Your goal: Exactly as they appear, output all of the records. Skip any images.

Input material:
....................

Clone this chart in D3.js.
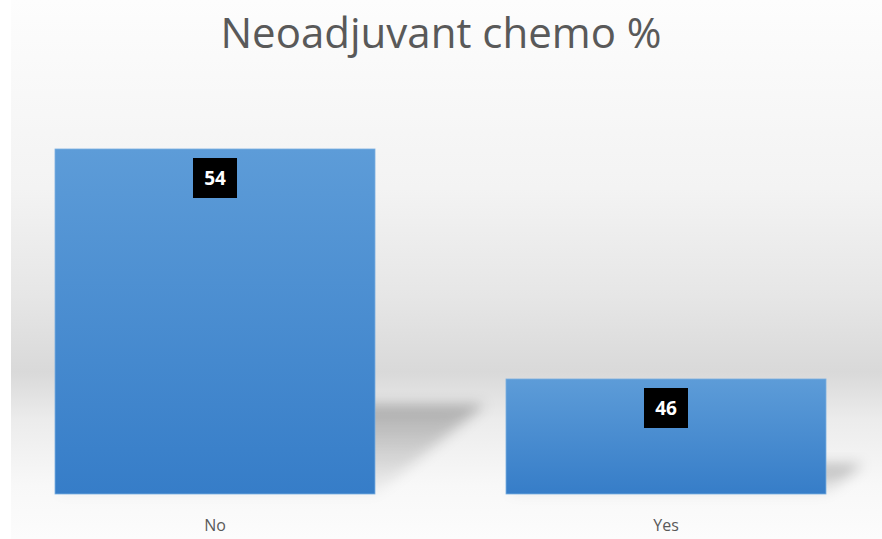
<!DOCTYPE html>
<html>
<head>
<meta charset="utf-8">
<script src="https://cdn.jsdelivr.net/npm/d3@7"></script>
<style>
  html, body { margin: 0; padding: 0; background: #ffffff; }
  svg { display: block; }
</style>
</head>
<body>
<svg id="chart" width="882" height="539"></svg>
<script>
const categories = ["No", "Yes"];
const values = [54, 46];
const yDomain = [42, 56];
const title = "Neoadjuvant chemo %";

const W = 882, H = 539;
const svg = d3.select("#chart");
const defs = svg.append("defs");

// background gradient
const bg = defs.append("linearGradient").attr("id", "bgGrad")
  .attr("x1", 0).attr("y1", 0).attr("x2", 0).attr("y2", 1);
[[0, "#fdfdfd"], [0.35, "#f3f3f3"], [0.55, "#e6e6e6"], [0.69, "#d9d9d9"], [0.78, "#ececec"], [0.9, "#f8f8f8"], [1, "#fcfcfc"]]
  .forEach(([o, c]) => bg.append("stop").attr("offset", o).attr("stop-color", c));

const barGrad = defs.append("linearGradient").attr("id", "barGrad")
  .attr("x1", 0).attr("y1", 0).attr("x2", 0).attr("y2", 1);
barGrad.append("stop").attr("offset", 0).attr("stop-color", "#5d9cd8");
barGrad.append("stop").attr("offset", 1).attr("stop-color", "#367dc8");

const shGrad = defs.append("linearGradient").attr("id", "shGrad")
  .attr("x1", 0).attr("y1", 0).attr("x2", 0).attr("y2", 1);
shGrad.append("stop").attr("offset", 0).attr("stop-color", "#000").attr("stop-opacity", 0.26);
shGrad.append("stop").attr("offset", 1).attr("stop-color", "#000").attr("stop-opacity", 0.03);

defs.append("filter").attr("id", "blur").attr("x", "-30%").attr("y", "-40%").attr("width", "160%").attr("height", "180%")
  .append("feGaussianBlur").attr("stdDeviation", 6.5);

svg.append("rect").attr("x", 11).attr("y", 0).attr("width", W - 11).attr("height", H)
  .attr("fill", "url(#bgGrad)");

const plot = { left: 11, right: 870, top: 91.5, bottom: 494 };

const x = d3.scaleBand().domain(categories)
  .range([plot.left, plot.right])
  .paddingInner(0.2905).paddingOuter(0.0976);
const y = d3.scaleLinear().domain(yDomain).range([plot.bottom, plot.top]);

const data = categories.map((c, i) => ({ cat: c, val: values[i] }));

// perspective shadows
svg.append("g").selectAll("path").data(data).join("path")
  .attr("d", d => {
    const x0 = x(d.cat), x1 = x0 + x.bandwidth();
    const b = y(yDomain[0]);
    const h = b - y(d.val);
    const hs = h * 0.26, dx = h * 0.32;
    return `M${x0},${b} L${x1},${b} L${x1 + dx},${b - hs} L${x0 + dx},${b - hs} Z`;
  })
  .attr("fill", "url(#shGrad)")
  .attr("filter", "url(#blur)");

// bars
svg.append("g").selectAll("rect").data(data).join("rect")
  .attr("x", d => x(d.cat))
  .attr("y", d => y(d.val))
  .attr("width", x.bandwidth())
  .attr("height", d => y(yDomain[0]) - y(d.val))
  .attr("fill", "url(#barGrad)")
  .attr("stroke", "#79aee0")
  .attr("stroke-width", 0.8);

// data labels
const lab = svg.append("g").selectAll("g").data(data).join("g")
  .attr("transform", d => `translate(${x(d.cat) + x.bandwidth() / 2},${y(d.val) + 9})`);
lab.append("rect").attr("x", -22).attr("y", 0).attr("width", 44).attr("height", 40).attr("fill", "#000");
lab.append("text").attr("x", 0).attr("y", 27)
  .attr("text-anchor", "middle")
  .attr("font-family", "Open Sans, Noto Sans, sans-serif")
  .attr("font-weight", "bold").attr("font-size", 19)
  .attr("fill", "#fff")
  .text(d => d.val);

// x axis labels
const xAxis = d3.axisBottom(x).tickSize(0).tickPadding(0);
const gx = svg.append("g").attr("transform", `translate(0,${plot.bottom + 26})`).call(xAxis);
gx.select(".domain").remove();
gx.selectAll("text")
  .attr("font-family", "Open Sans, Noto Sans, sans-serif")
  .attr("font-size", 16)
  .attr("fill", "#595959");

// title
svg.append("text").attr("x", W / 2).attr("y", 48)
  .attr("text-anchor", "middle")
  .attr("font-family", "Open Sans, Noto Sans, sans-serif")
  .attr("font-size", 42)
  .attr("fill", "#595959")
  .text(title);
</script>
</body>
</html>
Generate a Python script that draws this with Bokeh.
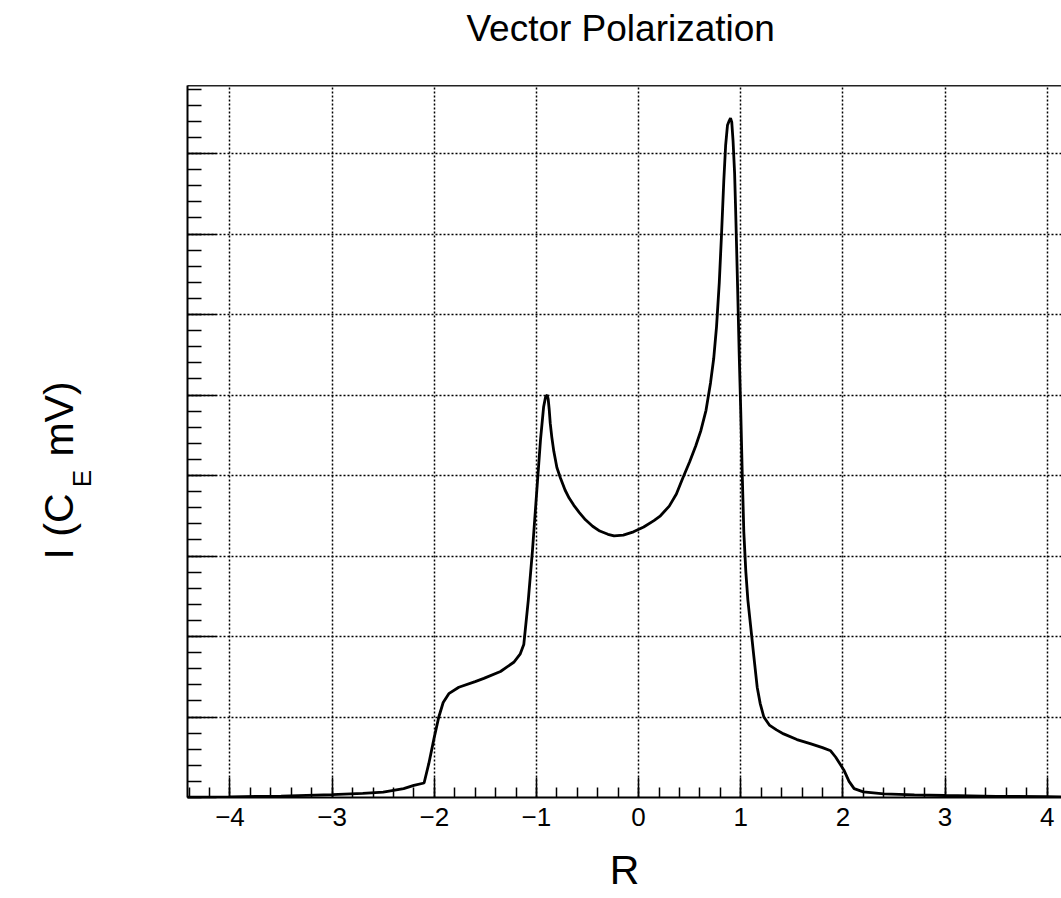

....................

Solution to this exercise:
Clone this chart in D3.js.
<!DOCTYPE html>
<html>
<head>
<meta charset="utf-8">
<script src="https://cdn.jsdelivr.net/npm/d3@7"></script>
<style>
  html, body { margin: 0; padding: 0; background: #ffffff; }
  svg { display: block; }
</style>
</head>
<body>
<svg id="chart" width="882" height="539"></svg>
<script>
const categories = ["No", "Yes"];
const values = [54, 46];
const yDomain = [42, 56];
const title = "Neoadjuvant chemo %";

const W = 882, H = 539;
const svg = d3.select("#chart");
const defs = svg.append("defs");

// background gradient
const bg = defs.append("linearGradient").attr("id", "bgGrad")
  .attr("x1", 0).attr("y1", 0).attr("x2", 0).attr("y2", 1);
[[0, "#fdfdfd"], [0.35, "#f3f3f3"], [0.55, "#e6e6e6"], [0.69, "#d9d9d9"], [0.78, "#ececec"], [0.9, "#f8f8f8"], [1, "#fcfcfc"]]
  .forEach(([o, c]) => bg.append("stop").attr("offset", o).attr("stop-color", c));

const barGrad = defs.append("linearGradient").attr("id", "barGrad")
  .attr("x1", 0).attr("y1", 0).attr("x2", 0).attr("y2", 1);
barGrad.append("stop").attr("offset", 0).attr("stop-color", "#5d9cd8");
barGrad.append("stop").attr("offset", 1).attr("stop-color", "#367dc8");

const shGrad = defs.append("linearGradient").attr("id", "shGrad")
  .attr("x1", 0).attr("y1", 0).attr("x2", 0).attr("y2", 1);
shGrad.append("stop").attr("offset", 0).attr("stop-color", "#000").attr("stop-opacity", 0.26);
shGrad.append("stop").attr("offset", 1).attr("stop-color", "#000").attr("stop-opacity", 0.03);

defs.append("filter").attr("id", "blur").attr("x", "-30%").attr("y", "-40%").attr("width", "160%").attr("height", "180%")
  .append("feGaussianBlur").attr("stdDeviation", 6.5);

svg.append("rect").attr("x", 11).attr("y", 0).attr("width", W - 11).attr("height", H)
  .attr("fill", "url(#bgGrad)");

const plot = { left: 11, right: 870, top: 91.5, bottom: 494 };

const x = d3.scaleBand().domain(categories)
  .range([plot.left, plot.right])
  .paddingInner(0.2905).paddingOuter(0.0976);
const y = d3.scaleLinear().domain(yDomain).range([plot.bottom, plot.top]);

const data = categories.map((c, i) => ({ cat: c, val: values[i] }));

// perspective shadows
svg.append("g").selectAll("path").data(data).join("path")
  .attr("d", d => {
    const x0 = x(d.cat), x1 = x0 + x.bandwidth();
    const b = y(yDomain[0]);
    const h = b - y(d.val);
    const hs = h * 0.26, dx = h * 0.32;
    return `M${x0},${b} L${x1},${b} L${x1 + dx},${b - hs} L${x0 + dx},${b - hs} Z`;
  })
  .attr("fill", "url(#shGrad)")
  .attr("filter", "url(#blur)");

// bars
svg.append("g").selectAll("rect").data(data).join("rect")
  .attr("x", d => x(d.cat))
  .attr("y", d => y(d.val))
  .attr("width", x.bandwidth())
  .attr("height", d => y(yDomain[0]) - y(d.val))
  .attr("fill", "url(#barGrad)")
  .attr("stroke", "#79aee0")
  .attr("stroke-width", 0.8);

// data labels
const lab = svg.append("g").selectAll("g").data(data).join("g")
  .attr("transform", d => `translate(${x(d.cat) + x.bandwidth() / 2},${y(d.val) + 9})`);
lab.append("rect").attr("x", -22).attr("y", 0).attr("width", 44).attr("height", 40).attr("fill", "#000");
lab.append("text").attr("x", 0).attr("y", 27)
  .attr("text-anchor", "middle")
  .attr("font-family", "Open Sans, Noto Sans, sans-serif")
  .attr("font-weight", "bold").attr("font-size", 19)
  .attr("fill", "#fff")
  .text(d => d.val);

// x axis labels
const xAxis = d3.axisBottom(x).tickSize(0).tickPadding(0);
const gx = svg.append("g").attr("transform", `translate(0,${plot.bottom + 26})`).call(xAxis);
gx.select(".domain").remove();
gx.selectAll("text")
  .attr("font-family", "Open Sans, Noto Sans, sans-serif")
  .attr("font-size", 16)
  .attr("fill", "#595959");

// title
svg.append("text").attr("x", W / 2).attr("y", 48)
  .attr("text-anchor", "middle")
  .attr("font-family", "Open Sans, Noto Sans, sans-serif")
  .attr("font-size", 42)
  .attr("fill", "#595959")
  .text(title);
</script>
</body>
</html>
Generate a Python script that draws this with Bokeh.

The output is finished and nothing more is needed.